> **Goal of the exercise**:
Return the lines below exactly, from the first line to the line that contains "plt.rcParams['axes.unicode_minus'] = False". Leave out pictures.

> **Available data**:
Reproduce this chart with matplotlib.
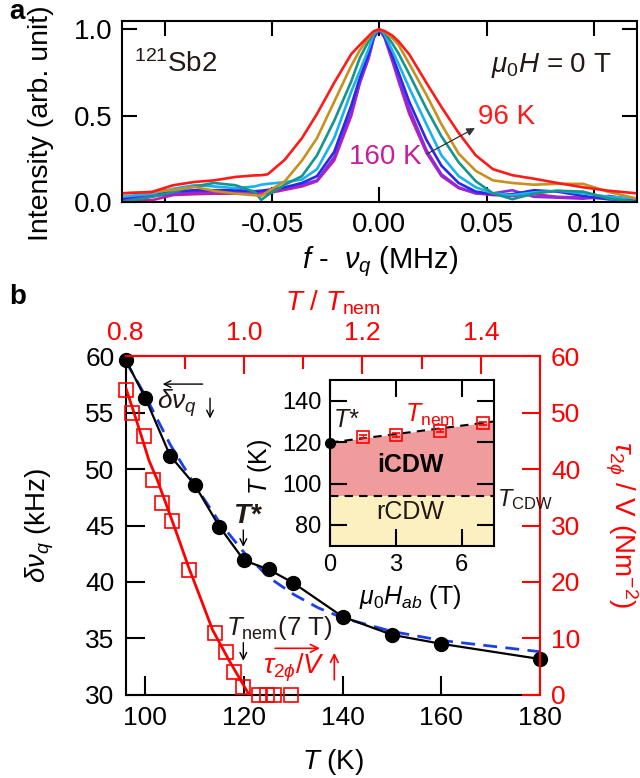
import matplotlib
matplotlib.use('Agg')
import matplotlib.pyplot as plt

plt.rcParams['font.family'] = ['Liberation Sans', 'DejaVu Sans']
plt.rcParams['mathtext.fontset'] = 'custom'
plt.rcParams['mathtext.rm'] = 'Liberation Sans'
plt.rcParams['mathtext.it'] = 'Liberation Sans:italic'
plt.rcParams['mathtext.bf'] = 'Liberation Sans:bold'
plt.rcParams['axes.unicode_minus'] = False

# ---------------- data: panel a (NMR spectra) ----------------
freq = [-0.12, -0.106, -0.096, -0.086, -0.077, -0.067, -0.058, -0.055, -0.052, -0.044,
        -0.036, -0.029, -0.021, -0.013, -0.009, -0.005, -0.0025, 0.0, 0.0025, 0.006,
        0.009, 0.014, 0.022, 0.029, 0.037, 0.045, 0.053, 0.062, 0.072, 0.083,
        0.095, 0.107, 0.12]
spec_96K = [0.05, 0.058, 0.097, 0.116, 0.125, 0.145, 0.154, 0.155, 0.16, 0.245,
            0.37, 0.51, 0.69, 0.857, 0.91, 0.96, 0.99, 1.0, 0.99, 0.965,
            0.93, 0.855, 0.69, 0.55, 0.40, 0.27, 0.19, 0.155, 0.135, 0.11,
            0.085, 0.065, 0.05]
spec_gold = [0.05, 0.058, 0.07, 0.087, 0.064, 0.048, 0.039, 0.035, 0.06, 0.12,
             0.24, 0.37, 0.58, 0.79, 0.88, 0.95, 0.985, 1.0, 0.985, 0.95,
             0.91, 0.8, 0.62, 0.45, 0.28, 0.18, 0.125, 0.11, 0.1, 0.105,
             0.105, 0.058, 0.02]
spec_teal = [0.0, 0.029, 0.058, 0.09, 0.11, 0.097, 0.058, 0.012, 0.04, 0.10,
             0.15, 0.27, 0.47, 0.70, 0.836, 0.93, 0.98, 1.0, 0.98, 0.92,
             0.86, 0.74, 0.54, 0.38, 0.23, 0.12, 0.05, 0.016, 0.048, 0.065,
             0.06, 0.02, 0.0]
spec_cyan = [0.03, 0.048, 0.077, 0.097, 0.09, 0.08, 0.09, 0.1, 0.105, 0.115,
             0.13, 0.19, 0.37, 0.64, 0.76, 0.885, 0.97, 1.0, 0.97, 0.88,
             0.8, 0.66, 0.45, 0.27, 0.15, 0.085, 0.05, 0.04, 0.055, 0.065,
             0.05, 0.03, 0.02]
spec_blue = [0.02, 0.05, 0.06, 0.068, 0.068, 0.068, 0.062, 0.065, 0.07, 0.085,
             0.11, 0.15, 0.29, 0.56, 0.72, 0.855, 0.96, 1.0, 0.96, 0.85,
             0.75, 0.58, 0.36, 0.21, 0.11, 0.06, 0.045, 0.045, 0.068, 0.06,
             0.035, 0.015, 0.01]
spec_purple = [0.01, 0.035, 0.045, 0.058, 0.058, 0.06, 0.062, 0.062, 0.06, 0.08,
               0.1, 0.125, 0.26, 0.52, 0.695, 0.835, 0.955, 1.0, 0.955, 0.84,
               0.71, 0.54, 0.3, 0.16, 0.085, 0.05, 0.05, 0.068, 0.03, 0.025,
               0.019, 0.035, 0.01]
spec_160K = [0.015, 0.01, 0.04, 0.045, 0.048, 0.048, 0.048, 0.05, 0.05, 0.07,
             0.09, 0.12, 0.24, 0.5, 0.69, 0.83, 0.95, 1.0, 0.95, 0.82,
             0.7, 0.51, 0.285, 0.15, 0.08, 0.05, 0.04, 0.035, 0.045, 0.03,
             0.025, 0.02, 0.01]
spectra = [spec_160K, spec_purple, spec_blue, spec_cyan, spec_teal, spec_gold, spec_96K]
spec_colors = ['#c81e9b', '#8a2be2', '#2a2ae6', '#1ab2ee', '#14958f', '#c8901e', '#ff1a1a']

# ---------------- data: panel b ----------------
T_dnu = [96, 100, 105, 110, 115, 120, 125, 130, 140, 150, 160, 180]
dnu = [59.7, 56.3, 51.2, 48.6, 44.9, 41.9, 41.1, 39.9, 36.9, 35.3, 34.5, 33.15]
T_fit = [96, 100, 105, 110, 115, 120, 125, 130, 135, 140, 150, 160, 170, 180]
dnu_fit = [59.6, 56.5, 52.2, 48.6, 45.3, 42.6, 40.4, 38.9, 37.7, 36.8, 35.6, 34.8, 34.3, 33.8]
T_tau = [96, 97.3, 99.7, 101.5, 103.4, 105.3, 108.8, 114.2, 116.3, 118.0, 119.8,
         123.0, 124.7, 126.0, 129.5]
tau = [54.1, 49.9, 45.8, 38.1, 34.0, 30.8, 22.1, 10.9, 7.6, 4.0, 1.4, 0, 0, 0, 0]
T_tau_line = [96, 97.5, 99, 100.7, 102.4, 104.4, 106.1, 108.8, 111, 113.6, 117, 119, 121]
tau_line = [54.5, 50.5, 46.4, 41.6, 38.1, 33.3, 29.2, 22.5, 17.5, 11.5, 6.0, 3.0, 0]
T_NEM = 120.0

# inset phase diagram
H_nem = [1.5, 3.0, 5.0, 7.0]
T_nem = [122.7, 123.5, 125.5, 129.0]
T_nem_err = [0.8, 0.8, 0.8, 0.8]
H_star = [0.0]
T_star = [119.7]
H_line = [0.0, 7.5]
T_line = [119.8, 130.0]
T_CDW = 94.0

RED = '#ff0000'
INK = '#231815'
W, H = 640, 778

def fx(px):
    return px / W

def fy(py):
    return 1 - py / H

fig = plt.figure(figsize=(6.4, 7.78), dpi=100)

# ================= panel a =================
axa = fig.add_axes([0.1902, 0.7404, 0.8047, 0.2330])
for s, c in zip(spectra, spec_colors):
    axa.plot(freq, s, color=c, lw=1.9, solid_joinstyle='round')
axa.set_xlim(-0.12, 0.12)
axa.set_ylim(0, 1.05)
axa.set_xticks([-0.10, -0.05, 0.0, 0.05, 0.10])
axa.set_xticklabels(['-0.10', '-0.05', '0.00', '0.05', '0.10'])
axa.set_yticks([0.0, 0.5, 1.0])
axa.set_yticklabels(['0.0', '0.5', '1.0'])
axa.tick_params(direction='in', length=11, width=1.5, top=True, right=True,
                labelsize=20, pad=7)
for sp in axa.spines.values():
    sp.set_linewidth(1.5)
axa.text(-0.095, 0.80, r'$^{121}$Sb2', fontsize=20, color=INK, ha='center', va='center')
axa.text(0.08, 0.79, r'$\mu_0H$ = 0 T', fontsize=20, color=INK, ha='center', va='center')
axa.text(0.0595, 0.49, '96 K', fontsize=20, color='#ff1a1a', ha='center', va='center')
axa.text(0.003, 0.26, '160 K', fontsize=20, color='#c81e9b', ha='center', va='center')
axa.annotate('', xy=(0.0446, 0.428), xytext=(0.0222, 0.278),
             arrowprops=dict(arrowstyle='-|>', color='#333333', lw=0.9,
                             mutation_scale=12, shrinkA=0, shrinkB=0))
fig.text(fx(41), fy(123), 'Intensity (arb. unit)', rotation=90, fontsize=20.5,
         ha='center', va='center')
fig.text(fx(380), fy(262), r'$f$ -  $\nu_q$ (MHz)', fontsize=21, ha='center', va='center')
fig.text(fx(17), fy(12), 'a', fontsize=20, fontweight='bold', ha='center', va='center')

# ================= panel b =================
axb = fig.add_axes([0.1964, 0.1073, 0.6473, 0.4345])
axb.set_xlim(96, 180)
axb.set_ylim(30, 60)
axb.plot(T_fit, dnu_fit, color='#1f3fe6', lw=2, dashes=(5, 3), zorder=2)
axb.plot(T_dnu, dnu, '-o', color='black', lw=1.6, ms=10, clip_on=False, zorder=3)
axb.set_xticks([100, 120, 140, 160, 180])
axb.set_yticks([30, 35, 40, 45, 50, 55, 60])
axb.tick_params(direction='in', length=14, width=1.5, labelsize=19, pad=8,
                top=False, right=False)
axb.spines['top'].set_visible(False)
axb.spines['right'].set_visible(False)
for k in ['left', 'bottom']:
    axb.spines[k].set_linewidth(1.5)

axr = axb.twinx()
axr.set_ylim(0, 60)
axr.plot(T_tau_line, tau_line, color=RED, lw=2, zorder=2)
axr.plot(T_tau, tau, 's', mfc='none', mec=RED, mew=1.2, ms=10, clip_on=False, zorder=3)
axr.set_yticks([0, 10, 20, 30, 40, 50, 60])
axr.tick_params(axis='y', direction='in', length=13, width=1.5, colors=RED,
                labelsize=19, pad=8)
axr.spines['left'].set_visible(False)
axr.spines['bottom'].set_visible(False)
axr.spines['right'].set_color(RED)
axr.spines['right'].set_linewidth(1.5)
axr.spines['top'].set_color(RED)
axr.spines['top'].set_linewidth(1.5)

axt = axb.secondary_xaxis('top', functions=(lambda t: t / T_NEM, lambda r: r * T_NEM))
axt.set_xticks([0.8, 1.0, 1.2, 1.4])
axt.set_xticks([0.9, 1.1, 1.3, 1.5], minor=True)
axt.set_xticklabels(['0.8', '1.0', '1.2', '1.4'])
axt.tick_params(which='major', direction='in', length=13, width=1.5, colors=RED,
                labelsize=19, pad=8)
axt.tick_params(which='minor', direction='in', length=9, width=1.5, colors=RED)
axt.spines['top'].set_color(RED)
axt.spines['top'].set_linewidth(1.5)

# annotations in panel b
arr_k = dict(arrowstyle='->', color='black', lw=1.0, mutation_scale=12, shrinkA=0, shrinkB=0)
arr_r = dict(arrowstyle='->', color=RED, lw=1.2, mutation_scale=14, shrinkA=0, shrinkB=0)
axb.annotate('', xy=(103.5, 57.55), xytext=(111.6, 57.55), arrowprops=arr_k)
axb.text(106.4, 55.9, r'$\delta\nu_q$', fontsize=19, color=INK, ha='center', va='center')
axb.annotate('', xy=(113.1, 54.5), xytext=(113.1, 56.3), arrowprops=arr_k)
axb.text(120.5, 45.8, 'T*', fontsize=20, fontweight='bold', fontstyle='italic',
         color=INK, ha='center', va='center')
axb.annotate('', xy=(119.85, 43.1), xytext=(119.85, 44.6), arrowprops=arr_k)
axb.text(116.4, 35.9, r'$T_{\rm nem}$(7 T)', fontsize=18.5, color=INK, ha='left', va='center')
axb.annotate('', xy=(119.85, 33.0), xytext=(119.85, 34.6), arrowprops=arr_k)
axb.annotate('', xy=(135.4, 34.1), xytext=(126.3, 34.1), arrowprops=arr_r)
axb.text(123.8, 32.35, r'$\tau_{2\phi}/V$', fontsize=19.5, color=RED, ha='left', va='center')
axb.annotate('', xy=(138.3, 33.7), xytext=(138.3, 31.3), arrowprops=arr_r)

fig.text(fx(40), fy(525), r'$\delta\nu_q$ (kHz)', rotation=90, fontsize=20,
         ha='center', va='center')
fig.text(fx(333), fy(762), r'$T$ (K)', fontsize=20, ha='center', va='center')
fig.text(fx(333), fy(303), r'$T$ / $T_{\rm nem}$', fontsize=20, color=RED,
         ha='center', va='center')
fig.text(fx(621), fy(525), r'$\tau_{2\phi}$ / V (Nm$^{-2}$)', rotation=-90, fontsize=20,
         color=RED, ha='center', va='center')
fig.text(fx(18), fy(297), 'b', fontsize=20, fontweight='bold', ha='center', va='center')

# ================= inset =================
axi = fig.add_axes([0.5156, 0.2986, 0.2570, 0.2130])
axi.set_xlim(0, 7.5)
axi.set_ylim(70, 150)
axi.fill_between(H_line, [T_CDW, T_CDW], T_line, color='#f19c9c', lw=0, zorder=0)
axi.axhspan(70, T_CDW, color='#fcefc0', lw=0, zorder=0)
axi.axhline(T_CDW, color='black', lw=1.5, dashes=(4, 3), zorder=1)
axi.plot(H_line, T_line, color='black', lw=1.5, dashes=(4, 3), zorder=1)
axi.errorbar(H_nem, T_nem, yerr=T_nem_err, fmt='s', mfc='none', mec=RED, ecolor=RED,
             ms=8, mew=1.2, capsize=3, elinewidth=1, zorder=3, clip_on=False)
axi.plot(H_star, T_star, 'o', color='black', ms=7, clip_on=False, zorder=4)
axi.set_xticks([0, 3, 6])
axi.set_yticks([80, 100, 120, 140])
axi.tick_params(direction='in', length=12, width=1.5, top=True, right=True,
                labelsize=17, pad=6)
for sp in axi.spines.values():
    sp.set_linewidth(1.5)
axi.text(0.76, 130.7, 'T*', fontsize=18, fontstyle='italic', color=INK, ha='center', va='center')
axi.text(4.56, 133.1, r'$T_{\rm nem}$', fontsize=18, color=RED, ha='center', va='center')
axi.text(3.65, 108.9, 'iCDW', fontsize=18, fontweight='bold', color='black',
         ha='center', va='center')
axi.text(3.65, 86.4, 'rCDW', fontsize=18, color=INK, ha='center', va='center')
axi.text(7.6, 92.5, r'$T_{\rm CDW}$', fontsize=17, color=INK, ha='left', va='center',
         clip_on=False)
fig.text(fx(260), fy(467), r'$T$ (K)', rotation=90, fontsize=18, ha='center', va='center')
fig.text(fx(410), fy(597), r'$\mu_0H_{ab}$ (T)', fontsize=18, ha='center', va='center')

fig.savefig('out.png', dpi=100)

> **Result of the task**:
Reproduce this chart with matplotlib.
import matplotlib
matplotlib.use('Agg')
import matplotlib.pyplot as plt

plt.rcParams['font.family'] = ['Liberation Sans', 'DejaVu Sans']
plt.rcParams['mathtext.fontset'] = 'custom'
plt.rcParams['mathtext.rm'] = 'Liberation Sans'
plt.rcParams['mathtext.it'] = 'Liberation Sans:italic'
plt.rcParams['mathtext.bf'] = 'Liberation Sans:bold'
plt.rcParams['axes.unicode_minus'] = False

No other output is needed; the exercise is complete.